## STATED GOAL:
Set down each line of the material that follows, exactly, with no pictures.

═════ DATA BLOCK

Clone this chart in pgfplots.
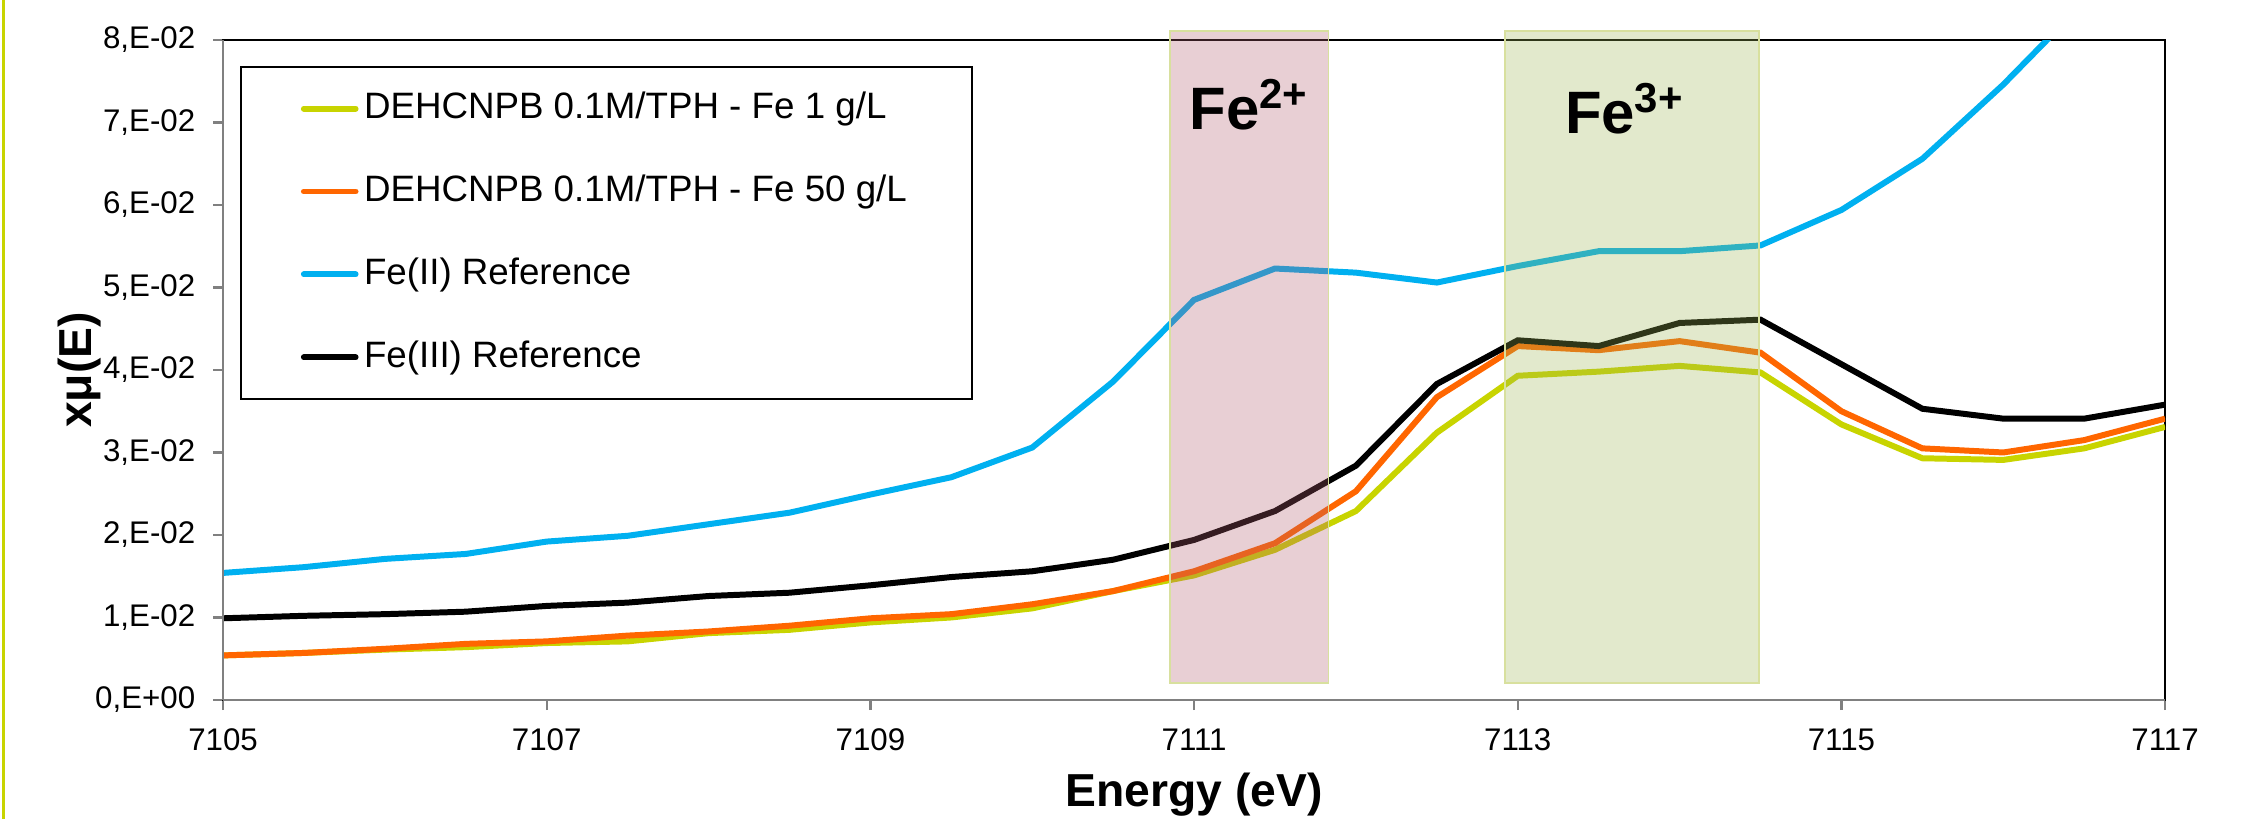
\documentclass[border=0pt]{standalone}
\usepackage{fontspec}
\setmainfont{Liberation Sans}
\usepackage{pgfplots}
\pgfplotsset{compat=1.18}
\definecolor{cyg}{HTML}{C8D400}
\definecolor{corange}{HTML}{FF6600}
\definecolor{cblue}{HTML}{00B0F0}
\definecolor{pinkbase}{RGB}{178,95,112}
\definecolor{greenbase}{RGB}{158,182,85}
\definecolor{rectborder}{HTML}{D8E09E}
\begin{document}
\begin{tikzpicture}
\begin{axis}[
  name=ax, at={(0,0)}, anchor=south west,
  scale only axis, width=713.9pt, height=242.6pt,
  xmin=7105, xmax=7117, ymin=0, ymax=0.08,
  scaled y ticks=false, scaled x ticks=false,
  xtick={7105,7107,7109,7111,7113,7115,7117},
  xticklabels={7105,7107,7109,7111,7113,7115,7117},
  ytick={0,0.01,0.02,0.03,0.04,0.05,0.06,0.07,0.08},
  yticklabels={{0,E+00},{1,E-02},{2,E-02},{3,E-02},{4,E-02},{5,E-02},{6,E-02},{7,E-02},{8,E-02}},
  xtick pos=left, ytick pos=left,
  tick align=outside, major tick length=3.7pt,
  tick style={gray, line width=0.8pt},
  axis line style={black, line width=0.75pt},
  ticklabel style={font=\fontsize{11.5}{13}\selectfont},
  yticklabel style={xshift=-3pt},
  xticklabel style={yshift=-3.4pt},
  xlabel={\bfseries Energy (eV)}, ylabel={\bfseries xμ(E)},
  label style={font=\fontsize{17}{20}\selectfont},
  xlabel style={at={(axis description cs:0.5,-0.162)}, anchor=base},
  ylabel style={at={(axis description cs:-0.068,0.5)}, anchor=base},
  clip mode=individual,
  legend cell align=left,
  legend image code/.code={\draw[#1, line cap=round] (0pt,0pt) -- (19pt,0pt);},
  legend style={at={(axis description cs:0.00875,0.9606)}, anchor=north west,
    draw=black, line width=0.75pt, fill=white,
    font=\fontsize{13.5}{16}\selectfont,
    inner xsep=22pt, inner ysep=6.5pt, row sep=13pt,
    nodes={text height=10.5pt, text depth=3pt, inner ysep=2pt}},
]
\addplot[cyg, line width=2.2pt] coordinates {
(7105,0.0054)(7105.5,0.0057)(7106,0.0061)(7106.5,0.0064)(7107,0.0069)(7107.5,0.0071)
(7108,0.0081)(7108.5,0.0085)(7109,0.0094)(7109.5,0.0100)(7110,0.0111)(7110.5,0.0132)
(7111,0.0151)(7111.5,0.0182)(7112,0.0229)(7112.5,0.0324)(7113,0.0393)(7113.5,0.0398)
(7114,0.0405)(7114.5,0.0397)(7115,0.0334)(7115.5,0.0293)(7116,0.0291)(7116.5,0.0305)(7117,0.0331)};
\addlegendentry{DEHCNPB 0.1M/TPH - Fe 1 g/L}
\addplot[corange, line width=2.2pt] coordinates {
(7105,0.0054)(7105.5,0.0057)(7106,0.0062)(7106.5,0.0068)(7107,0.0071)(7107.5,0.0078)
(7108,0.0083)(7108.5,0.0090)(7109,0.0099)(7109.5,0.0104)(7110,0.0116)(7110.5,0.0132)
(7111,0.0156)(7111.5,0.0190)(7112,0.0253)(7112.5,0.0367)(7113,0.0429)(7113.5,0.0424)
(7114,0.0435)(7114.5,0.0421)(7115,0.0350)(7115.5,0.0305)(7116,0.0300)(7116.5,0.0315)(7117,0.0341)};
\addlegendentry{DEHCNPB 0.1M/TPH - Fe 50 g/L}
\addplot[cblue, line width=2.2pt] coordinates {
(7105,0.0154)(7105.5,0.0161)(7106,0.0171)(7106.5,0.0177)(7107,0.0192)(7107.5,0.0199)
(7108,0.0213)(7108.5,0.0227)(7109,0.0249)(7109.5,0.0270)(7110,0.0306)(7110.5,0.0386)
(7111,0.0485)(7111.5,0.0523)(7112,0.0518)(7112.5,0.0506)(7113,0.0526)(7113.5,0.0544)
(7114,0.0544)(7114.5,0.0551)(7115,0.0594)(7115.5,0.0656)(7116,0.0746)(7116.5,0.0846)(7117,0.0960)};
\addlegendentry{Fe(II) Reference}
\addplot[black, line width=2.2pt] coordinates {
(7105,0.0099)(7105.5,0.0102)(7106,0.0104)(7106.5,0.0107)(7107,0.0114)(7107.5,0.0118)
(7108,0.0126)(7108.5,0.0130)(7109,0.0139)(7109.5,0.0149)(7110,0.0156)(7110.5,0.0170)
(7111,0.0194)(7111.5,0.0229)(7112,0.0284)(7112.5,0.0383)(7113,0.0436)(7113.5,0.0429)
(7114,0.0457)(7114.5,0.0461)(7115,0.0407)(7115.5,0.0353)(7116,0.0341)(7116.5,0.0341)(7117,0.0358)};
\addlegendentry{Fe(III) Reference}
\fill[pinkbase, fill opacity=0.3] (axis cs:7110.85,0.00206) rectangle (axis cs:7111.83,0.0811);
\draw[rectborder, line width=0.6pt] (axis cs:7110.85,0.00206) rectangle (axis cs:7111.83,0.0811);
\fill[greenbase, fill opacity=0.3] (axis cs:7112.92,0.00206) rectangle (axis cs:7114.49,0.0811);
\draw[rectborder, line width=0.6pt] (axis cs:7112.92,0.00206) rectangle (axis cs:7114.49,0.0811);
\node[anchor=base, font=\fontsize{22}{26}\selectfont\bfseries] at (axis cs:7111.34,0.0692) {Fe\textsuperscript{2+}};
\node[anchor=base, font=\fontsize{22}{26}\selectfont\bfseries] at (axis cs:7113.66,0.0687) {Fe\textsuperscript{3+}};
\draw[gray, line width=1pt] (rel axis cs:0,0) -- (rel axis cs:0,1);
\draw[gray, line width=1pt] (rel axis cs:0,0) -- (rel axis cs:1,0);
\end{axis}
\draw[cyg, line width=1pt] (-80.8pt,-43.7pt) -- (-80.8pt,257.3pt);
\pgfresetboundingbox
\useasboundingbox (-82.0pt,-43.7pt) rectangle (742.9pt,257.3pt);
\end{tikzpicture}
\end{document}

══════════

## ANSWER FOR THE TASK:
Clone this chart in pgfplots.
\documentclass[border=0pt]{standalone}
\usepackage{fontspec}
\setmainfont{Liberation Sans}
\usepackage{pgfplots}
\pgfplotsset{compat=1.18}
\definecolor{cyg}{HTML}{C8D400}
\definecolor{corange}{HTML}{FF6600}
\definecolor{cblue}{HTML}{00B0F0}
\definecolor{pinkbase}{RGB}{178,95,112}
\definecolor{greenbase}{RGB}{158,182,85}
\definecolor{rectborder}{HTML}{D8E09E}
\begin{document}
\begin{tikzpicture}
\begin{axis}[
  name=ax, at={(0,0)}, anchor=south west,
  scale only axis, width=713.9pt, height=242.6pt,
  xmin=7105, xmax=7117, ymin=0, ymax=0.08,
  scaled y ticks=false, scaled x ticks=false,
  xtick={7105,7107,7109,7111,7113,7115,7117},
  xticklabels={7105,7107,7109,7111,7113,7115,7117},
  ytick={0,0.01,0.02,0.03,0.04,0.05,0.06,0.07,0.08},
  yticklabels={{0,E+00},{1,E-02},{2,E-02},{3,E-02},{4,E-02},{5,E-02},{6,E-02},{7,E-02},{8,E-02}},
  xtick pos=left, ytick pos=left,
  tick align=outside, major tick length=3.7pt,
  tick style={gray, line width=0.8pt},
  axis line style={black, line width=0.75pt},
  ticklabel style={font=\fontsize{11.5}{13}\selectfont},
  yticklabel style={xshift=-3pt},
  xticklabel style={yshift=-3.4pt},
  xlabel={\bfseries Energy (eV)}, ylabel={\bfseries xμ(E)},
  label style={font=\fontsize{17}{20}\selectfont},
  xlabel style={at={(axis description cs:0.5,-0.162)}, anchor=base},
  ylabel style={at={(axis description cs:-0.068,0.5)}, anchor=base},
  clip mode=individual,
  legend cell align=left,
  legend image code/.code={\draw[#1, line cap=round] (0pt,0pt) -- (19pt,0pt);},
  legend style={at={(axis description cs:0.00875,0.9606)}, anchor=north west,
    draw=black, line width=0.75pt, fill=white,
    font=\fontsize{13.5}{16}\selectfont,
    inner xsep=22pt, inner ysep=6.5pt, row sep=13pt,
    nodes={text height=10.5pt, text depth=3pt, inner ysep=2pt}},
]
\addplot[cyg, line width=2.2pt] coordinates {
(7105,0.0054)(7105.5,0.0057)(7106,0.0061)(7106.5,0.0064)(7107,0.0069)(7107.5,0.0071)
(7108,0.0081)(7108.5,0.0085)(7109,0.0094)(7109.5,0.0100)(7110,0.0111)(7110.5,0.0132)
(7111,0.0151)(7111.5,0.0182)(7112,0.0229)(7112.5,0.0324)(7113,0.0393)(7113.5,0.0398)
(7114,0.0405)(7114.5,0.0397)(7115,0.0334)(7115.5,0.0293)(7116,0.0291)(7116.5,0.0305)(7117,0.0331)};
\addlegendentry{DEHCNPB 0.1M/TPH - Fe 1 g/L}
\addplot[corange, line width=2.2pt] coordinates {
(7105,0.0054)(7105.5,0.0057)(7106,0.0062)(7106.5,0.0068)(7107,0.0071)(7107.5,0.0078)
(7108,0.0083)(7108.5,0.0090)(7109,0.0099)(7109.5,0.0104)(7110,0.0116)(7110.5,0.0132)
(7111,0.0156)(7111.5,0.0190)(7112,0.0253)(7112.5,0.0367)(7113,0.0429)(7113.5,0.0424)
(7114,0.0435)(7114.5,0.0421)(7115,0.0350)(7115.5,0.0305)(7116,0.0300)(7116.5,0.0315)(7117,0.0341)};
\addlegendentry{DEHCNPB 0.1M/TPH - Fe 50 g/L}
\addplot[cblue, line width=2.2pt] coordinates {
(7105,0.0154)(7105.5,0.0161)(7106,0.0171)(7106.5,0.0177)(7107,0.0192)(7107.5,0.0199)
(7108,0.0213)(7108.5,0.0227)(7109,0.0249)(7109.5,0.0270)(7110,0.0306)(7110.5,0.0386)
(7111,0.0485)(7111.5,0.0523)(7112,0.0518)(7112.5,0.0506)(7113,0.0526)(7113.5,0.0544)
(7114,0.0544)(7114.5,0.0551)(7115,0.0594)(7115.5,0.0656)(7116,0.0746)(7116.5,0.0846)(7117,0.0960)};
\addlegendentry{Fe(II) Reference}
\addplot[black, line width=2.2pt] coordinates {
(7105,0.0099)(7105.5,0.0102)(7106,0.0104)(7106.5,0.0107)(7107,0.0114)(7107.5,0.0118)
(7108,0.0126)(7108.5,0.0130)(7109,0.0139)(7109.5,0.0149)(7110,0.0156)(7110.5,0.0170)
(7111,0.0194)(7111.5,0.0229)(7112,0.0284)(7112.5,0.0383)(7113,0.0436)(7113.5,0.0429)
(7114,0.0457)(7114.5,0.0461)(7115,0.0407)(7115.5,0.0353)(7116,0.0341)(7116.5,0.0341)(7117,0.0358)};
\addlegendentry{Fe(III) Reference}
\fill[pinkbase, fill opacity=0.3] (axis cs:7110.85,0.00206) rectangle (axis cs:7111.83,0.0811);
\draw[rectborder, line width=0.6pt] (axis cs:7110.85,0.00206) rectangle (axis cs:7111.83,0.0811);
\fill[greenbase, fill opacity=0.3] (axis cs:7112.92,0.00206) rectangle (axis cs:7114.49,0.0811);
\draw[rectborder, line width=0.6pt] (axis cs:7112.92,0.00206) rectangle (axis cs:7114.49,0.0811);
\node[anchor=base, font=\fontsize{22}{26}\selectfont\bfseries] at (axis cs:7111.34,0.0692) {Fe\textsuperscript{2+}};
\node[anchor=base, font=\fontsize{22}{26}\selectfont\bfseries] at (axis cs:7113.66,0.0687) {Fe\textsuperscript{3+}};
\draw[gray, line width=1pt] (rel axis cs:0,0) -- (rel axis cs:0,1);
\draw[gray, line width=1pt] (rel axis cs:0,0) -- (rel axis cs:1,0);
\end{axis}
\draw[cyg, line width=1pt] (-80.8pt,-43.7pt) -- (-80.8pt,257.3pt);
\pgfresetboundingbox
\useasboundingbox (-82.0pt,-43.7pt) rectangle (742.9pt,257.3pt);
\end{tikzpicture}
\end{document}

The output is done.